Speech intelligibility improvement using convolutive blind source separation assisted by denoising algorithms

  • Authors:
  • Jedrzej Kocinski

  • Affiliations:
  • Institute of Acoustics, Faculty of Physics, Adam Mickiewicz University, 85 Umultowska str., 61-614 Poznan, Poland

  • Venue:
  • Speech Communication
  • Year:
  • 2008

Quantified Score

Hi-index 0.00

Visualization

Abstract

The present study is concerned with the blind source separation (BSS) of speech and speech-shaped noise sources. All recordings were carried out in an anechoic chamber using a dummy head (two microphones, one in each ear). The program which implements the algorithm for BSS of convolutive mixtures introduced by Parra and Spence [Parra, L., Spence, C., 2000a. Convolutive blind source separation of non-stationary sources. IEEE Trans. Speech Audio Process. 8(3), 320-327 (US Patent US6167417)] was used to separate out the signals.

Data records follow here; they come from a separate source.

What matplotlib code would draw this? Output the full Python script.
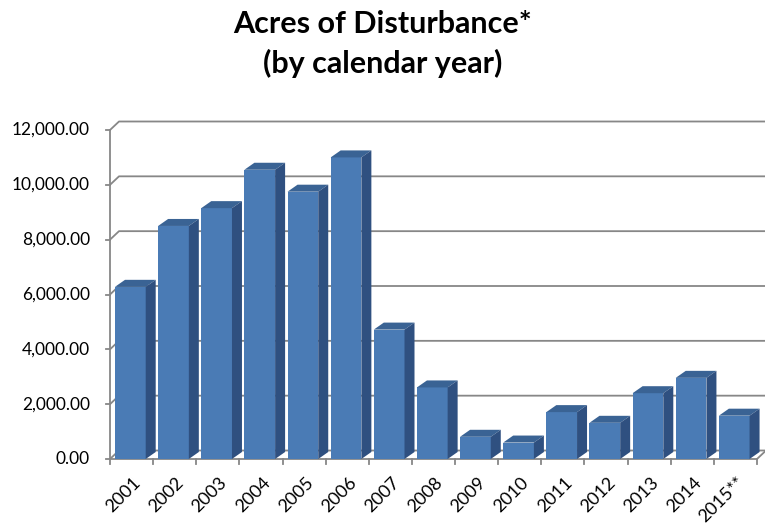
import matplotlib
matplotlib.use("Agg")
import matplotlib.pyplot as plt
from matplotlib.patches import Polygon

years = ["2001", "2002", "2003", "2004", "2005", "2006", "2007", "2008",
         "2009", "2010", "2011", "2012", "2013", "2014", "2015**"]
acres = [6280, 8500, 9150, 10550, 9750, 11000, 4720, 2610,
         810, 600, 1710, 1320, 2400, 2960, 1580]
yticks = [0, 2000, 4000, 6000, 8000, 10000, 12000]
ytick_labels = ["0.00", "2,000.00", "4,000.00", "6,000.00", "8,000.00",
                "10,000.00", "12,000.00"]
title_lines = ["Acres of Disturbance*", "(by calendar year)"]

W, H, DPI = 765, 528, 100
fig = plt.figure(figsize=(W / DPI, H / DPI), dpi=DPI)
plt.rcParams['font.family'] = ['Lato', 'DejaVu Sans']

# axes geometry in pixels
ax_l, ax_r, ax_b, ax_t = 110, 757, 459, 130
ax = fig.add_axes([ax_l / W, (H - ax_b) / H, (ax_r - ax_l) / W, (ax_b - ax_t) / H])
n = len(years)
ax.set_xlim(-0.5, n - 0.5)
ax.set_ylim(0, 12000)
ax.axis('off')

pxx = (ax_r - ax_l) / n           # px per category
pxy = (ax_b - ax_t) / 12000.0     # px per value unit

# wall depth
wdx, wdy = 9 / pxx, 8.5 / pxy
# bar depth
bdx, bdy = 10 / pxx, 7 / pxy

grid_c = '#878787'
lw = 1.3
x0, x1 = -0.5, n - 0.5

# gridlines along left wall + back wall
for v, lab in zip(yticks, ytick_labels):
    ax.plot([x0, x0 + wdx, x1 + wdx], [v, v + wdy, v + wdy], color=grid_c,
            lw=lw, clip_on=False, zorder=1, solid_capstyle='butt')
    ax.plot([x0 - 4 / pxx, x0], [v, v], color=grid_c, lw=lw, clip_on=False, zorder=1)
    ax.text(x0 - 20 / pxx, v, lab, ha='right', va='center',
            fontsize=12.5, color='#000000')
# front axis lines
ax.plot([x0, x0], [0, 12000], color=grid_c, lw=lw, clip_on=False, zorder=1)
ax.plot([x0, x1, x1 + wdx], [0, 0, wdy], color=grid_c, lw=lw, clip_on=False, zorder=1)
for k in range(n + 1):
    ax.plot([x0 + k, x0 + k], [0, -5 / pxy], color=grid_c, lw=lw, clip_on=False, zorder=1)

front_c = '#4A7BB5'
top_c = '#3A6394'
side_c = '#2F5080'
bw = 30.7 / pxx
boff = 5 / pxx
for i, v in enumerate(acres):
    l = i - 0.5 + boff
    r = l + bw
    ax.add_patch(Polygon([(l, 0), (r, 0), (r, v), (l, v)], closed=True,
                         facecolor=front_c, edgecolor='none', zorder=3, clip_on=False))
    ax.add_patch(Polygon([(l, v), (r, v), (r + bdx, v + bdy), (l + bdx, v + bdy)],
                         closed=True, facecolor=top_c, edgecolor='none', zorder=3,
                         clip_on=False))
    ax.add_patch(Polygon([(r, 0), (r + bdx, bdy), (r + bdx, v + bdy), (r, v)],
                         closed=True, facecolor=side_c, edgecolor='none', zorder=3,
                         clip_on=False))
    ax.text(i + 1 / pxx, -15 / pxy, years[i], rotation=45, ha='right', va='top',
            rotation_mode='anchor', fontsize=13, color='#000000')

fig.text(383 / W, 1 - 24 / H, title_lines[0], ha='center', va='center',
         fontsize=22, fontweight='bold')
fig.text(383 / W, 1 - 63 / H, title_lines[1], ha='center', va='center',
         fontsize=22, fontweight='bold')

fig.savefig('out.png', dpi=DPI)
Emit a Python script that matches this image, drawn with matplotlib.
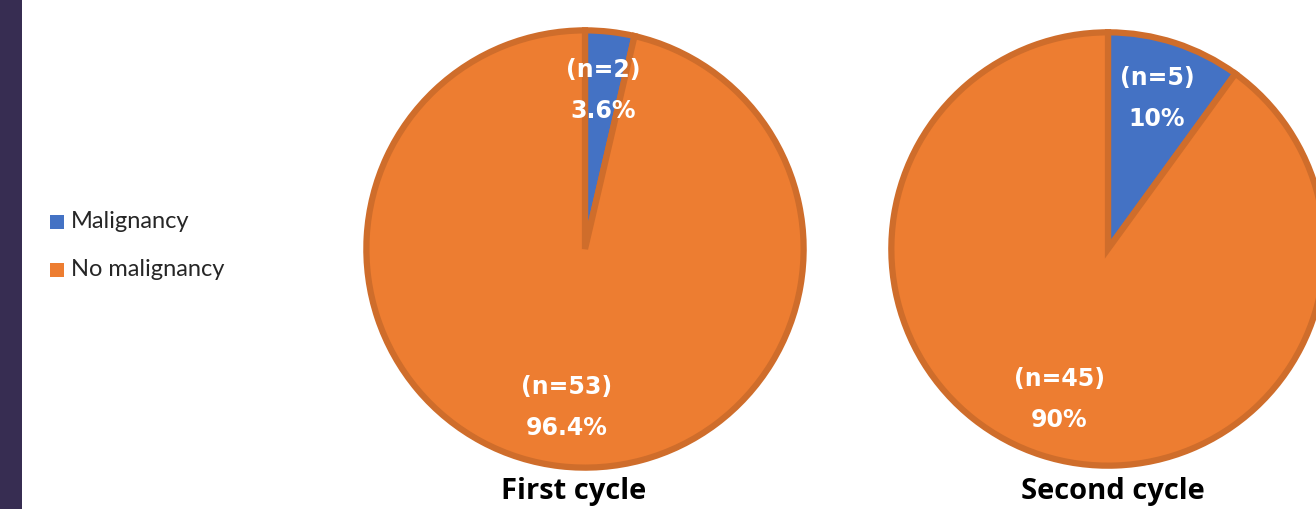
import matplotlib
matplotlib.use("Agg")
import matplotlib.pyplot as plt
from matplotlib.patches import Rectangle
import numpy as np

# counts per cycle: malignancy, no malignancy
categories = ["Malignancy", "No malignancy"]
first_cycle = [2, 53]
second_cycle = [5, 45]
cycle_titles = ["First cycle", "Second cycle"]

colors = ["#4472C4", "#ED7D31"]
edge = "#CF6D2B"

W, H = 1316, 509
fig = plt.figure(figsize=(W / 100, H / 100), dpi=100)
fig.patch.set_facecolor("white")

# dark strip on the left
fig.patches.append(Rectangle((0, 0), 22 / W, 1, transform=fig.transFigure,
                             facecolor="#372D52", edgecolor="none", zorder=0))


def fmt_pct(v):
    s = f"{v:.1f}"
    return s[:-2] if s.endswith(".0") else s


def draw_pie(cx, cy, r, counts, title, title_x):
    ax = fig.add_axes([(cx - r) / W, (H - cy - r) / H, 2 * r / W, 2 * r / H])
    total = sum(counts)
    wedges, _ = ax.pie(counts, colors=colors, startangle=90, counterclock=False,
                       radius=1.0, wedgeprops=dict(edgecolor=edge, linewidth=4.5))
    for w, n in zip(wedges, counts):
        mid = np.deg2rad((w.theta1 + w.theta2) / 2)
        d = 0.73
        ax.text(d * np.cos(mid), d * np.sin(mid),
                f"(n={n})\n{fmt_pct(100 * n / total)}%",
                ha="center", va="center", color="white", fontsize=17,
                fontweight="bold", linespacing=1.85)
    ax.set_xlim(-1.02, 1.02)
    ax.set_ylim(-1.02, 1.02)
    ax.axis("off")
    fig.text(title_x / W, (H - 492) / H, title, ha="center", va="center",
             fontsize=21, fontweight="bold", family="Open Sans", color="black")


draw_pie(585, 249, 223, first_cycle, cycle_titles[0], 574)
draw_pie(1108, 249, 221, second_cycle, cycle_titles[1], 1113)

# legend
for i, (lab, c) in enumerate(zip(categories, colors)):
    y = 222 + i * 48
    fig.patches.append(Rectangle((50 / W, (H - y - 7) / H), 14 / W, 14 / H,
                                 transform=fig.transFigure, facecolor=c,
                                 edgecolor="none"))
    fig.text(71 / W, (H - y) / H, lab, ha="left", va="center", fontsize=17,
             family="Lato", color="#262626")

fig.savefig("out.png", dpi=100)
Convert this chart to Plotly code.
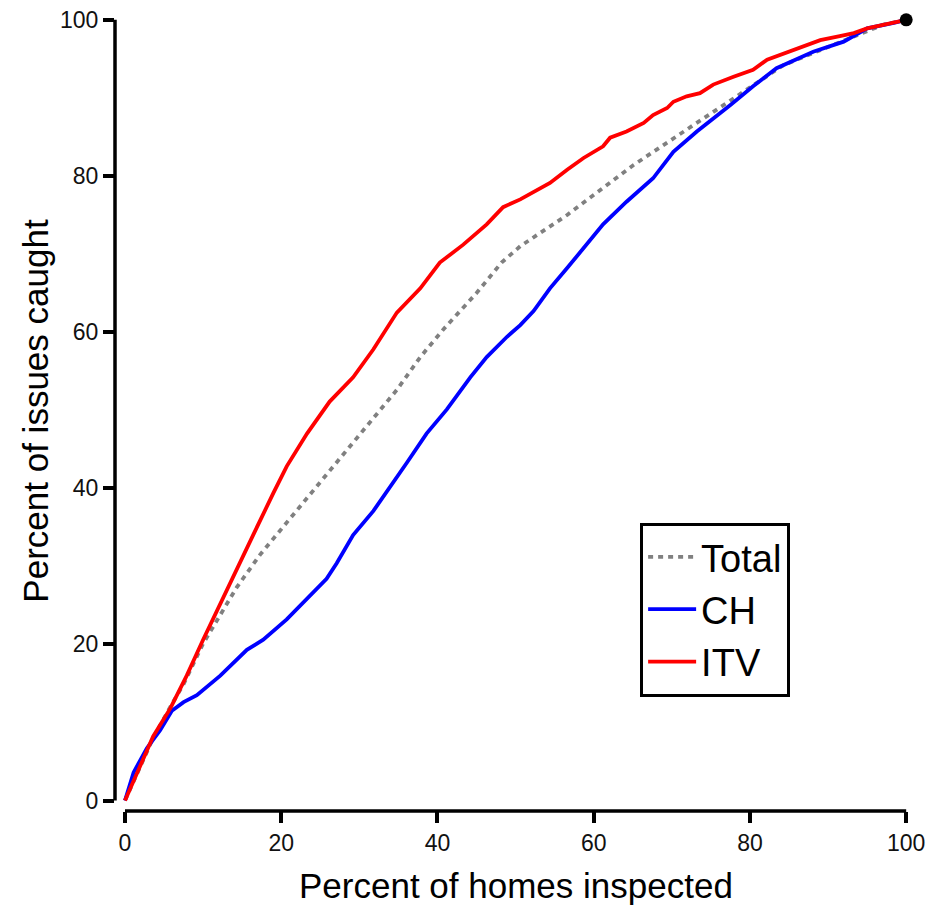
import plotly.graph_objects as go

# ---------------- data ----------------
itv_x = [0, 3.6, 5.8, 7.9, 10.0, 12.2, 14.3, 16.4, 19.0, 20.7, 23.3, 26.2, 29.2, 31.8, 34.8,
         37.8, 40.3, 43.3, 46.3, 48.4, 50.6, 52.3, 54.4, 56.6, 58.7, 61.2, 62.1, 64.2, 66.4,
         67.6, 69.4, 70.2, 71.9, 73.6, 75.3, 77.9, 80.4, 82.2, 84.3, 86.4, 89.0, 91.5, 93.3,
         95.0, 97.1, 100]
itv_y = [0, 8.2, 11.8, 16.0, 20.6, 25.3, 29.7, 34.0, 39.4, 42.8, 47.0, 51.1, 54.2, 57.8, 62.5,
         65.6, 68.9, 71.2, 73.8, 76.0, 77.0, 78.0, 79.1, 80.8, 82.3, 83.8, 84.9, 85.7, 86.8,
         87.8, 88.7, 89.5, 90.2, 90.6, 91.7, 92.7, 93.6, 94.9, 95.7, 96.4, 97.4, 97.9, 98.3,
         98.9, 99.4, 100]

ch_x = [0, 1.1, 2.8, 4.5, 6.0, 7.5, 9.2, 12.2, 15.6, 17.7, 20.7, 23.7, 25.8, 27.1, 29.2, 31.8,
        34.4, 36.1, 38.6, 41.2, 44.2, 46.3, 48.9, 50.6, 52.3, 54.4, 56.6, 61.2, 64.2, 67.6,
        70.2, 73.2, 77.5, 80.4, 83.4, 88.1, 92.0, 95.0, 98.4, 100]
ch_y = [0, 3.6, 6.7, 9.0, 11.5, 12.6, 13.5, 16.0, 19.3, 20.6, 23.2, 26.3, 28.4, 30.4, 34.0, 37.1,
        40.8, 43.3, 47.0, 50.1, 54.2, 56.8, 59.4, 60.9, 62.7, 65.6, 68.2, 73.8, 76.7, 79.7,
        83.1, 85.7, 89.1, 91.5, 93.8, 95.9, 97.2, 98.9, 99.6, 100]

total_x = [0, 3.6, 5.8, 7.5, 10.0, 12.2, 14.3, 17.3, 20.7, 24.1, 27.1, 30.9, 34.8, 37.8, 40.8,
           45.0, 48.2, 50.6, 56.6, 65.1, 71.5, 77.9, 84.3, 90.7, 97.1, 100]
total_y = [0, 8.0, 12.0, 14.9, 20.1, 23.7, 27.3, 31.5, 35.6, 39.7, 43.3, 48.0, 52.6, 56.8, 60.4,
           65.0, 68.9, 71.0, 75.0, 81.4, 85.7, 90.0, 94.2, 96.8, 99.4, 100]

end_x = [100]
end_y = [100]

tick_vals = [0, 20, 40, 60, 80, 100]
tick_text = ["0", "20", "40", "60", "80", "100"]

series_names = ["Total", "CH", "ITV"]

# ---------------- geometry ----------------
W, H = 929, 908
PX = 7.81                 # pixels per data unit (both axes)
X0PX, Y0PX = 125.0, 801.0  # pixel position of data 0 on each axis
PLOT_LEFT, PLOT_BOTTOM = 115.0, 811.5
XMAX, YMAX = 101.0, 101.0
XMIN = (PLOT_LEFT - X0PX) / PX
YMIN = -(PLOT_BOTTOM - Y0PX) / PX
plot_w = (XMAX - XMIN) * PX
plot_h = (YMAX - YMIN) * PX
m_l = PLOT_LEFT
m_r = W - (PLOT_LEFT + plot_w)
m_b = H - PLOT_BOTTOM
m_t = PLOT_BOTTOM - plot_h

FONT = "Liberation Sans, Arial, sans-serif"
LW = 3.5

fig = go.Figure()
fig.add_trace(go.Scatter(x=total_x, y=total_y, mode="lines", name=series_names[0],
                         line=dict(color="#808080", width=3.8, dash="5px,5px")))
fig.add_trace(go.Scatter(x=ch_x, y=ch_y, mode="lines", name=series_names[1],
                         line=dict(color="#0000FF", width=3.8)))
fig.add_trace(go.Scatter(x=itv_x, y=itv_y, mode="lines", name=series_names[2],
                         line=dict(color="#FF0000", width=3.8)))
fig.add_trace(go.Scatter(x=end_x, y=end_y, mode="markers", showlegend=False,
                         marker=dict(color="black", size=13), cliponaxis=False))

axis_common = dict(showgrid=False, zeroline=False, showline=False, automargin=False,
                   ticks="outside", ticklen=11, tickwidth=LW, tickcolor="black",
                   tickvals=tick_vals, ticktext=tick_text,
                   tickfont=dict(family=FONT, size=23, color="#111"))

fig.update_xaxes(range=[XMIN, XMAX], **axis_common)
fig.update_yaxes(range=[YMIN, YMAX], **axis_common)

# axis lines (R-style, only spanning 0..100)
fig.add_shape(type="line", xref="paper", yref="y", x0=0, x1=0, y0=0, y1=100,
              line=dict(color="black", width=LW))
fig.add_shape(type="line", xref="x", yref="paper", x0=0, x1=100, y0=0, y1=0,
              line=dict(color="black", width=LW))

# axis titles
fig.add_annotation(text="Percent of homes inspected", xref="x", yref="paper",
                   x=50, y=-(886 - PLOT_BOTTOM) / plot_h, xanchor="center", yanchor="middle",
                   showarrow=False, font=dict(family=FONT, size=35, color="black"))
fig.add_annotation(text="Percent of issues caught", xref="paper", yref="y",
                   x=-(PLOT_LEFT - 35.5) / plot_w, y=50, xanchor="center", yanchor="middle",
                   textangle=-90, showarrow=False,
                   font=dict(family=FONT, size=35, color="black"))

fig.update_layout(
    width=W, height=H,
    margin=dict(l=m_l, r=m_r, t=m_t, b=m_b, pad=0, autoexpand=False),
    paper_bgcolor="white", plot_bgcolor="white",
    showlegend=True,
    legend=dict(x=(640 - PLOT_LEFT) / plot_w, y=(PLOT_BOTTOM - 523) / plot_h,
                xanchor="left", yanchor="top",
                bordercolor="black", borderwidth=3, bgcolor="white",
                font=dict(family=FONT, size=38, color="black"),
                itemwidth=48, tracegroupgap=0),
)

fig.write_html("out.html")
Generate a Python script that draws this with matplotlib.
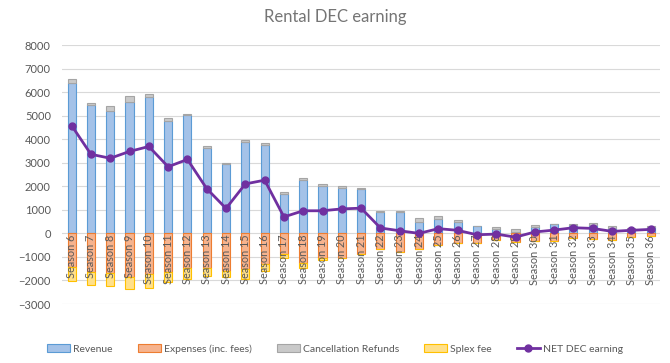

In the postprocessing phase two different denoising algorithms were used. The first was based on a minimum mean-square error log-spectral amplitude estimator [Ephraim, E., Malah, D., 1985. Speech enhancement using a minimum mean-square error log-spectral amplitude estimator. IEEE Trans. Speech Audio Process. ASSP-33(2), 443-445], while the second one was based on Wiener filter in which the concept of an a priori signal-to-noise estimation presented by Ephraim (as mentioned above) was applied [Scalart, P., Filho, J.V., 1996. Speech enhancement based on a priori signal to noise estimation. IEEE Internat. Conf. Acoust. Speech Signal Process. 1, 629-632]. Non-sense word tests were used as a target speech in both cases while one or two disturbing sources were used as interferences. The speech intelligibility before and after the BSS was measured for three subjects with audiologically normal hearing. Next the speech signal after BSS was denoised and presented to the same listeners. The results revealed some ambiguities caused by the insufficient number of microphones compared to the number of sound sources. For one disturbance only, the intelligibility improvement was significant. However, when there were two disturbances and the target speech, the separation was much poorer. The additional denoising, as could be expected, raises the intelligibility slightly. Although the BSS method requires more research on optimization, the results of the investigation imply that it may be applied to hearing aids in the future.